The Santiniketan 1929 collection is a fine illustration of the intricate balancing of Hoppé’s many-sided brilliance and interests. Tagore is seldom alone in the photographs in which he figures, and when he is, they are not exactly portraits. In one, the poet is in his distinctively ‘ethnic’ sitting room with his face caught in natural light, seated on a low, carved, spacious, gleaming, wooden sofa from the west of India, comfortably bordered with fat bolsters, a low centre table with curving legs on a woven rug before him, the walls around covered with woven reed, two Thai Buddhas on two pieces of furniture behind him, together with a tall, delicate, bell-metal lamp-holder among other equally striking objects. It is like a redefinition of the poet in a world far removed from the London portrait, where the cerebral and aesthetic impact of his face was the only focus of interest.

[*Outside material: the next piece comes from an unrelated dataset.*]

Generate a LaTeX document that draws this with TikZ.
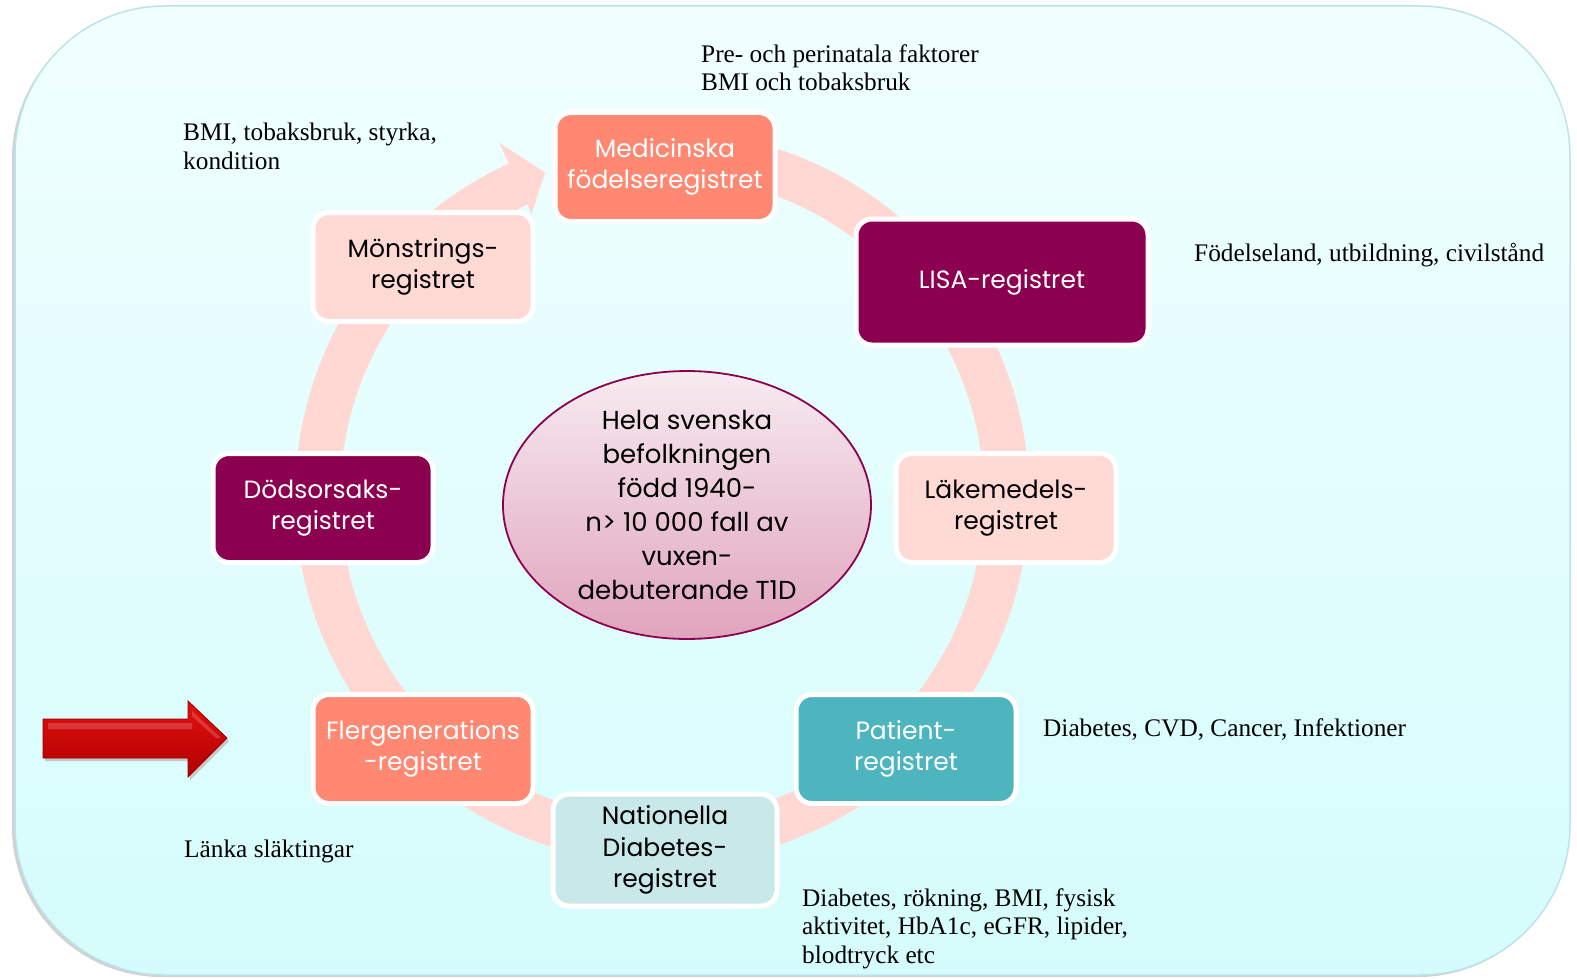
\documentclass[tikz,border=0pt]{standalone}
\usepackage{fontspec}
\setmainfont{Liberation Serif}
\newfontfamily\boxfont{Poppins}
\usetikzlibrary{shapes.geometric,calc}
\definecolor{salmon}{HTML}{FF8872}
\definecolor{plum}{HTML}{8B004F}
\definecolor{blush}{HTML}{FFDAD4}
\definecolor{tealbox}{HTML}{4DB5BD}
\definecolor{aqua}{HTML}{C9E8EA}
\definecolor{ringc}{HTML}{FFD8D4}
\definecolor{bgtop}{HTML}{F1FFFF}
\definecolor{bgbot}{HTML}{D5FCFC}
\definecolor{bgline}{HTML}{BCE3E6}
\definecolor{elltop}{HTML}{F7EBF0}
\definecolor{ellbot}{HTML}{E0A4BC}
\definecolor{redtop}{HTML}{E41010}
\definecolor{redbot}{HTML}{B00000}
\begin{document}
\begin{tikzpicture}[x=1pt,y=-1pt,
  reg/.style={draw=white, line width=5pt, rounded corners=16pt,
    minimum width=220pt, minimum height=109pt, align=center, inner sep=0pt,
    font=\boxfont\fontsize{25}{31.5}\selectfont},
  note/.style={anchor=north west, align=left, inner sep=0pt,
    font=\fontsize{25.3}{28.8}\selectfont},
]
\useasboundingbox (0,0) rectangle (1577,979);
% background panel
\fill[black!18, rounded corners=150pt] (12,9) rectangle (1568,977);
\path[top color=bgtop, bottom color=bgbot, draw=bgline, line width=1.5pt,
  rounded corners=150pt] (15,6) rectangle (1570,975);
% circular arrow
\coordinate (C) at (662,497);
\fill[ringc] ($(C)+(-100:322)$) arc[start angle=-100, end angle=245.3, radius=322]
  -- ($(C)+(245.3:312)$) -- ($(C)+(250.2:345)$) -- ($(C)+(245.3:390)$)
  -- ($(C)+(245.3:367)$) arc[start angle=245.3, end angle=-100, radius=367] -- cycle;
% centre ellipse
\node[ellipse, draw=plum, line width=1.8pt, top color=elltop, bottom color=ellbot,
  minimum width=368pt, minimum height=262pt, inner sep=0pt, align=center,
  font=\boxfont\fontsize{26}{34}\selectfont] (pop) at (687,505)
  {Hela svenska\\befolkningen\\född 1940-\\n> 10 000 fall av\\vuxen-\\debuterande T1D};
% registers
\node[reg, fill=salmon, text=white] (mfr) at (665,167) {Medicinska\\födelseregistret};
\node[reg, fill=plum, text=white, minimum width=292pt, minimum height=126pt] (lisa) at (1002,282) {LISA-registret};
\node[reg, fill=blush, text=black] (lmr) at (1006,508) {Läkemedels-\\registret};
\node[reg, fill=tealbox, text=white] (par) at (906,749) {Patient-\\registret};
\node[reg, fill=aqua, text=black, minimum width=224pt, minimum height=112pt] (ndr) at (665,850) {Nationella\\Diabetes-\\registret};
\node[reg, fill=salmon, text=white] (fgr) at (423,749) {Flergenerations\\-registret};
\node[reg, fill=plum, text=white] (dor) at (323,508) {Dödsorsaks-\\registret};
\node[reg, fill=blush, text=black] (mon) at (423,267) {Mönstrings-\\registret};
% notes
\node[note] (n1) at (701,44) {Pre- och perinatala faktorer\\BMI och tobaksbruk};
\node[note] (n2) at (183,123) {BMI, tobaksbruk, styrka,\\kondition};
\node[note] (n3) at (1194,243) {Födelseland, utbildning, civilstånd};
\node[note] (n4) at (1043,718) {Diabetes, CVD, Cancer, Infektioner};
\node[note] (n5) at (184,840) {Länka släktingar};
\node[note] (n6) at (802,888) {Diabetes, rökning, BMI, fysisk\\aktivitet, HbA1c, eGFR, lipider,\\blodtryck etc};
% red arrow
\fill[black!22] (45,722) -- (190,722) -- (190,704) -- (229,741) -- (190,780) -- (190,761) -- (45,761) -- cycle;
\path[top color=redtop, bottom color=redbot, draw=redbot!85!black, line width=0.8pt]
  (43,719) -- (188,719) -- (188,701) -- (227,738) -- (188,777) -- (188,758) -- (43,758) -- cycle;
\fill[white, opacity=0.18] (48,723) -- (192,723) -- (192,711) -- (221,738) -- (216,738) -- (192,716) -- (192,729) -- (48,729) -- cycle;
\end{tikzpicture}
\end{document}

It is a redefinition demanded by the photographer’s response to Santiniketan. Tagore here is the benign centre of an unusual community in a rural environment, surrounded by students and craftsmen, who draw Hoppé’s curiosity and sympathetic but quietly neutral camera almost as much as the poet does. The close-up portrait here is of an unnamed student, shadows framing his innocent, bony face and shining, wavy hair, while the camera lingers repeatedly on young men and women writing, drawing, sewing, making music in the light streaming through the windows of their simple rooms, where they sit surrounded by the most basic tools of living and working. Without drama, Hoppé conveys a sense of energy and beauty within austerity — perhaps the spirit of Santiniketan as he sensed it. A craftsman working on a piece of leather in the tannery and a lacquer worker are evidence of Hoppé’s insight into Tagore’s vision.

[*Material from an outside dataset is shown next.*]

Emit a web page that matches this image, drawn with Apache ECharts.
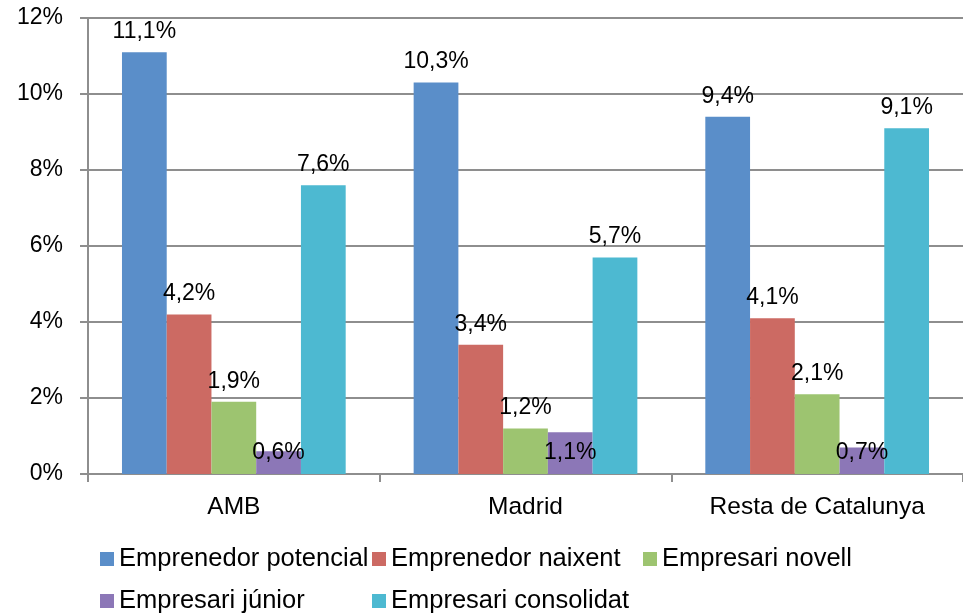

Tagore is relaxed, surrounded by students, or with his granddaughter, and even when posed in a group with girls, or Buddhist monks, or overseas guests. Hoppé records classes under the trees from different angles, ironically catching the university buildings in the distance, as girls and boys, seated separately in the latticed shade of neem or mango trees, struggle with maths and history. The camera captures the shine of water and the haunting solitude of palm trees on the horizon as typical Bengal countryside, and bamboo trees bend to form the frame for another image where two figures with bundles on their heads stride through a flat, tree-bordered landscape suffused with a dreamy light. One photograph looks on to the daoa of a long mud hut with its bamboo pillars and tiled roof from a slightly sideways angle, as if to preserve the elegance of Bengal’s cottages in the rhythmic black, white and median tones created by dark overhanging leaves and peeping light. Hoppé’s love for the beauty of Bengal’s scenery is expressed in a photograph where four unnamed figures look across the countryside stretching to the horizon from the corner of a terrace, their backs to the camera.
Beside the unusual photograph of Amiya Chakravarty with his family, and another of his Danish wife playing with their baby, is the far more well-known profile of Abanindranath Tagore on his easy-chair. But the viewer may be disappointed in the sparseness of the titles, the lack of names and locations — Abanindranath could hardly have been in Santiniketan in 1929 with the beautiful frontage of his southern balcony reproduced before him. It may have to do with the fact that Hoppé’s work, however popular during his lifetime, had long been forgotten, and is undergoing a revival in recent years. It is a varied and huge collection. But that cannot explain the dearth of information regarding photographs of Tagore and Santiniketan in an exhibition held in Calcutta.